Once again, I dont think that the different categories used to support pen & paper RPGs suit the video game universe.
To a degree, this is true- some of the constraints placed on tabletop RPGs either don't exist or are less severe within video games, when it comes to particular techniques. (e.g, you can implement quite complex calculations and have them run invisibly behind the scenes within a video game without the player having to learn the exact details beforehand.) Also, many video games are single-player, so that inter-player conflicts of interest aren't as likely to occur.
However, a lot of the same constraints DO apply. For example, levels, classes, XP and HP are useful in the context of Gamism but nonsensical from a Sim perspective. Conversely, wound mechanics and practice-based skill progression complement Simulationism, but just get in the way for Gamists. (And there's a number of other frictions between those and Narrativism.)
More generally, though, it's a question of size vs. commitment with respect to the audience you want to attract and the economic constraints on development. If you try to create a game that will please everyone at once, you'll probably have created a uniformly mediocre experience. If you pick a particular audience and stick to it, you'll attract a smaller but more loyal following.
PR talks. They have to sell their new franchise. The Medieval times were many things. They cherry picked (or made up) to support the flavour their game is supposed to taste.
Oh, I'm well aware that a faithful depiction of the
real middle ages would have a very different flavour to it, but I'm perfectly happy with the medieval-revisionist, 'lite' fantasy version they're presenting here. I'll cheerfully take fireballs and amulets of recall over the gong pit and the oubliette, thankyouverymuch, as long as the world is
internally consistent.
What worries me more about the announcement is that they *do* seem to trying to go after all 3 demographics at once. If they are not very, very, careful, they're going to drift their design straight into the muddy waters of incoherence. ...It's been argued that's happening already. Gamism, in particular, has a marked tendency to 'take over'- They might find total abstinence was easier than perfect moderation.

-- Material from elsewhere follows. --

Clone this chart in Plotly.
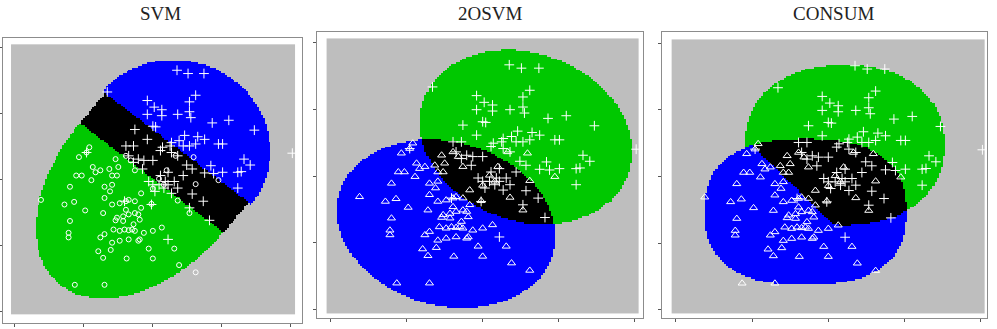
import numpy as np
import plotly.graph_objects as go

# ---------------- data (shared by the three panels) ----------------
titles = ["SVM", "2OSVM", "CONSUM"]
tick_vals = [0, 1, 2, 3, 4]

# class "+" samples
plus_x = [2.35, 2.51, 2.74, 1.34, 2.62, 1.92, 2.02, 2.13, 2.53, 2.53, 2.36, 1.92, 2.13, 2.55,
          3.10, 2.86, 3.47, 1.74, 2.00, 2.04, 2.46, 2.65, 2.75, 2.95, 3.01, 1.92, 2.14, 2.25,
          2.27, 2.38, 2.44, 2.53, 2.62, 3.32, 3.41, 3.23, 3.28, 3.01, 2.84, 2.88, 2.75, 2.57,
          2.49, 2.36, 2.27, 2.11, 2.00, 1.87, 1.79, 1.65, 3.23, 2.18, 2.22, 2.09, 2.31, 2.03,
          2.27, 2.36, 2.57, 2.73, 2.82, 2.53, 2.44, 2.22, 1.85, 1.72, 1.61, 1.72, 1.04, 2.22,
          1.98, 1.59, 2.11, 2.16, 1.94, 2.00, 4.02]
plus_y = [3.66, 3.61, 3.61, 3.33, 3.28, 3.20, 3.10, 3.06, 3.18, 3.03, 2.99, 2.99, 2.97, 2.94,
          2.90, 2.86, 2.75, 2.76, 2.81, 2.80, 2.67, 2.65, 2.61, 2.54, 2.54, 2.61, 2.49, 2.51,
          2.56, 2.59, 2.51, 2.51, 2.54, 2.31, 2.22, 2.11, 2.12, 2.11, 2.21, 2.09, 2.10, 2.16,
          2.22, 2.36, 2.41, 2.44, 2.29, 2.29, 2.31, 2.36, 1.87, 1.97, 1.92, 1.92, 1.97, 1.82,
          1.79, 1.87, 1.78, 1.67, 1.38, 1.57, 2.06, 2.11, 2.16, 2.26, 2.51, 2.51, 2.41, 1.09,
          1.62, 1.67, 2.06, 1.87, 1.97, 1.92, 2.40]

# class "triangle / circle" samples
tri_x = [1.08, 0.93, 1.04, 1.13, 0.89, 0.97, 1.17, 1.24, 1.41, 1.37, 1.11, 0.80, 1.30, 1.41,
         1.38, 0.38, 0.72, 0.86, 1.02, 1.28, 1.30, 1.41, 1.52, 1.61, 1.65, 1.74, 1.83, 1.61,
         0.80, 1.48, 1.46, 1.57, 1.65, 1.81, 1.79, 0.78, 0.78, 1.30, 1.24, 1.43, 1.52, 1.59,
         1.65, 1.70, 1.74, 1.79, 1.87, 2.00, 2.13, 1.41, 1.52, 1.65, 1.81, 1.21, 1.39, 1.94,
         2.31, 1.28, 1.62, 2.00, 2.38, 2.62, 0.87, 1.30, 1.46, 1.61, 1.68, 1.74, 1.50, 1.48,
         1.83, 1.98, 2.20, 2.36, 2.53, 2.62, 2.95, 2.33, 2.59, 1.57, 1.72, 1.74, 2.09, 2.16,
         2.00]
tri_y = [2.49, 2.34, 2.41, 2.19, 2.06, 2.06, 2.11, 2.14, 2.06, 2.16, 1.99, 1.89, 1.89, 1.92,
         1.82, 1.69, 1.62, 1.66, 1.53, 1.49, 1.72, 1.62, 1.64, 1.67, 1.69, 1.67, 1.57, 1.54,
         1.37, 1.42, 1.38, 1.44, 1.47, 1.39, 1.47, 1.19, 1.12, 1.17, 1.12, 1.24, 1.22, 1.24,
         1.23, 1.24, 1.22, 1.07, 1.19, 1.22, 1.27, 1.04, 1.07, 1.09, 1.09, 0.91, 0.93, 0.95,
         0.95, 0.81, 0.80, 0.80, 0.70, 0.59, 0.40, 0.40, 2.31, 2.36, 2.29, 2.14, 2.19, 2.06,
         1.79, 1.63, 2.14, 1.68, 1.49, 1.93, 1.99, 2.36, 2.34, 1.37, 1.32, 1.49, 2.01, 1.92,
         1.86]

# decision-region shape parameters
# ellipse: [cx, cy, semi_a, semi_b, angle_deg, exponent]
p2_green = [2.57, 2.58, 1.47, 1.22, -33.0, 2.0]
p2_blue = [1.52, 1.285, 1.482, 1.205, -24.0, 2.0]
p3_green = [2.216, 2.472, 1.311, 1.199, 0.0, 2.2]
p3_blue = [1.705, 1.468, 1.325, 1.094, 0.0, 2.5]
p3_cut = [1.036, 2.427, 2.111, 1.229]          # line through two points
# SVM panel: frame origin, band direction angle, band limits, half-ellipse params
p1_origin = [2.2, 2.3]
p1_angle = -38.7
p1_band = [-0.35, 0.23]
p1_blue = [0.0, 0.2, 1.38, 1.35]
p1_green = [0.0, -0.35, 1.33, 2.1]
p1_halflen = 1.33

grid_lo, grid_hi, grid_n = -0.04, 4.04, 150

GRAY, GREEN, BLUE, BLACK = 0, 1, 2, 3


def inside(X, Y, p):
    cx, cy, a, b, ang, n = p
    t = np.deg2rad(ang)
    dx, dy = X - cx, Y - cy
    u = dx * np.cos(t) + dy * np.sin(t)
    v = -dx * np.sin(t) + dy * np.cos(t)
    return np.abs(u / a) ** n + np.abs(v / b) ** n <= 1.0


g = np.linspace(grid_lo, grid_hi, grid_n)
X, Y = np.meshgrid(g, g)

# panel 1 (SVM)
t = np.deg2rad(p1_angle)
dx, dy = X - p1_origin[0], Y - p1_origin[1]
U = dx * np.cos(t) + dy * np.sin(t)
V = -dx * np.sin(t) + dy * np.cos(t)
z1 = np.full(X.shape, GRAY)
blue1 = (V > p1_band[1]) & (((U - p1_blue[0]) / p1_blue[2]) ** 2 + ((V - p1_blue[1]) / p1_blue[3]) ** 2 <= 1)
green1 = (V < p1_band[0]) & (((U - p1_green[0]) / p1_green[2]) ** 2 + ((V - p1_green[1]) / p1_green[3]) ** 2 <= 1)
black1 = (V >= p1_band[0]) & (V <= p1_band[1]) & (np.abs(U) <= p1_halflen)
z1[blue1] = BLUE
z1[green1] = GREEN
z1[black1] = BLACK

# panel 2 (2OSVM)
G2, B2 = inside(X, Y, p2_green), inside(X, Y, p2_blue)
z2 = np.full(X.shape, GRAY)
z2[G2] = GREEN
z2[B2] = BLUE
z2[G2 & B2] = BLACK

# panel 3 (CONSUM)
G3, B3 = inside(X, Y, p3_green), inside(X, Y, p3_blue)
x0, y0, x1, y1 = p3_cut
side = (X - x0) * (-(y1 - y0)) + (Y - y0) * (x1 - x0)
z3 = np.full(X.shape, GRAY)
z3[G3] = GREEN
z3[B3] = BLUE
z3[G3 & B3 & (side >= 0)] = BLACK

colorscale = [[0, "#bebebe"], [0.25, "#bebebe"], [0.25, "#00c800"], [0.5, "#00c800"],
              [0.5, "#0000ff"], [0.75, "#0000ff"], [0.75, "#000000"], [1, "#000000"]]

W, H = 997, 329
frames = [  # pixel frame of each panel: x0, x1, y0(top), y1(bottom)
    (3, 302, 38, 323),
    (317, 643, 32, 318),
    (662, 987, 32, 318),
]
ranges = [
    ([-0.17, 4.16], [-0.18, 4.15]),
    ([-0.18, 4.11], [-0.12, 4.15]),
    ([-0.18, 4.08], [-0.12, 4.165]),
]
title_x = [160, 490, 833]

fig = go.Figure()
for i, z in enumerate([z1, z2, z3]):
    xa = "x" if i == 0 else f"x{i+1}"
    ya = "y" if i == 0 else f"y{i+1}"
    fig.add_trace(go.Heatmap(x=g, y=g, z=z, colorscale=colorscale, zmin=-0.5, zmax=3.5,
                             showscale=False, xaxis=xa, yaxis=ya, hoverinfo="skip"))
    fig.add_trace(go.Scatter(x=plus_x, y=plus_y, mode="markers", xaxis=xa, yaxis=ya,
                             marker=dict(symbol="cross-thin-open", size=7, color="white",
                                         line=dict(color="white", width=1)),
                             showlegend=False))
    sym = "circle-open" if i == 0 else "triangle-up-open"
    size = 5 if i == 0 else 7
    fig.add_trace(go.Scatter(x=tri_x, y=tri_y, mode="markers", xaxis=xa, yaxis=ya,
                             marker=dict(symbol=sym, size=size, color="white",
                                         line=dict(color="white", width=1)),
                             showlegend=False))

layout = dict(width=W, height=H, margin=dict(l=0, r=0, t=0, b=0),
              paper_bgcolor="white", plot_bgcolor="white", showlegend=False)
for i, (fx0, fx1, fy0, fy1) in enumerate(frames):
    sx = "xaxis" if i == 0 else f"xaxis{i+1}"
    sy = "yaxis" if i == 0 else f"yaxis{i+1}"
    common = dict(showline=True, mirror=True, linecolor="#8c8c8c", linewidth=1,
                  ticks="outside", ticklen=3, tickcolor="#555", tickwidth=1,
                  showticklabels=False, showgrid=False, zeroline=False,
                  tickvals=tick_vals, fixedrange=True)
    layout[sx] = dict(domain=[fx0 / W, fx1 / W], range=ranges[i][0],
                      anchor="y" if i == 0 else f"y{i+1}", **common)
    layout[sy] = dict(domain=[1 - fy1 / H, 1 - fy0 / H], range=ranges[i][1],
                      anchor="x" if i == 0 else f"x{i+1}", **common)
fig.update_layout(**layout)

for i, t in enumerate(titles):
    fig.add_annotation(text=t, x=title_x[i] / W, y=1 - 14 / H, xref="paper", yref="paper",
                       showarrow=False, xanchor="center", yanchor="middle",
                       font=dict(family="Liberation Serif", size=19, color="#222"))

fig.write_html("out.html")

This version will have to deal with competition between players with all the behaviours associated with it. Or it might keep competition out of the bowl but I wonder if people are going to taste a MMO game with no competition in it.
The sense I'm getting is that the game itself isn't an MMO- it simply describes itself as borrowing MMO elements, in the sense of crafting skills, quest mechanics, and having a slew of invested characters. Not that the
players represent those characters.
EA already tried going with a Sims MMO, in the Sims Online- it didn't pan out particularly well, partly because it
did emphasise competition and grinding, but also- ironically- because having real people play (almost) every sim introduced out-of-character agendas that made it feel
less Sim-like.
I've gradually come to the conclusion that it would be almost impossible to create a genuinely Simulationist MMO, (unless you had the NPCs outnumber the PCs by a factor of something like 10 to 1, and came up with a plausible explanation for why the PCs can never permanently
die. Possibly make them demonic possessors from another plane of reality. ...Heck, that'd be mostly accurate.)